Rumor mill: Following Google's unveiling of Stadia at GDC earlier this week, interest in cloud-based game streaming has never been higher. Several big companies are already involved in the industry, with more set to join---one of which is rumored to be Walmart.

The surprising news comes from US Gamer, whose anonymous sources say Walmart is "exploring" entering what is quickly becoming a packed and competitive market. The retailer is said to have been speaking to developers and publishers about the project throughout 2019 and during the same Game Developers Conference where Google showed off Stadia.

In addition to facing established game streaming services such as Nvidia's GeForce Now, Walmart would be going up against Microsoft's upcoming xCloud, Google's Stadia, and Amazon's platform. The tech giants use their many datacenters and custom hardware to power their streaming products, meaning Walmart would need to use plenty of its vast resources if it wants to become a serious industry player.
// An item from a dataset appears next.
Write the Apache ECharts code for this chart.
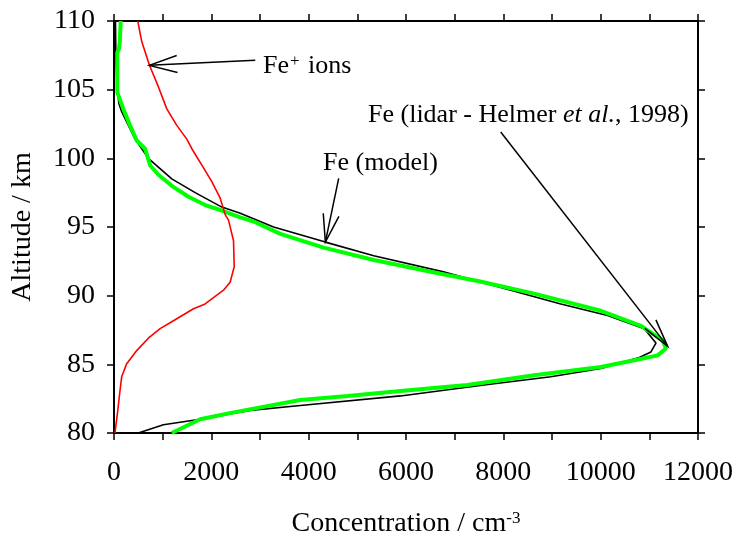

But it's not as if Walmart is starting from scratch. US Gamer notes that the company has a datacenter unofficially called Area 71 in Caverna, Missouri, which holds over 460 trillion bytes of data, while its Walmart Labs technology arm in silicon valley has 6000 employs and develops tech for its digital presence.

Back in July last year, Walmart was looking to take on Netflix and Amazon by launching its own video streaming service, but the company reportedly abandoned those plans in February because they were "too risky."

Walmart is still in the exploratory stage of this project, so any final product isn't likely to arrive until next year at the earliest---assuming the plans don't get canceled.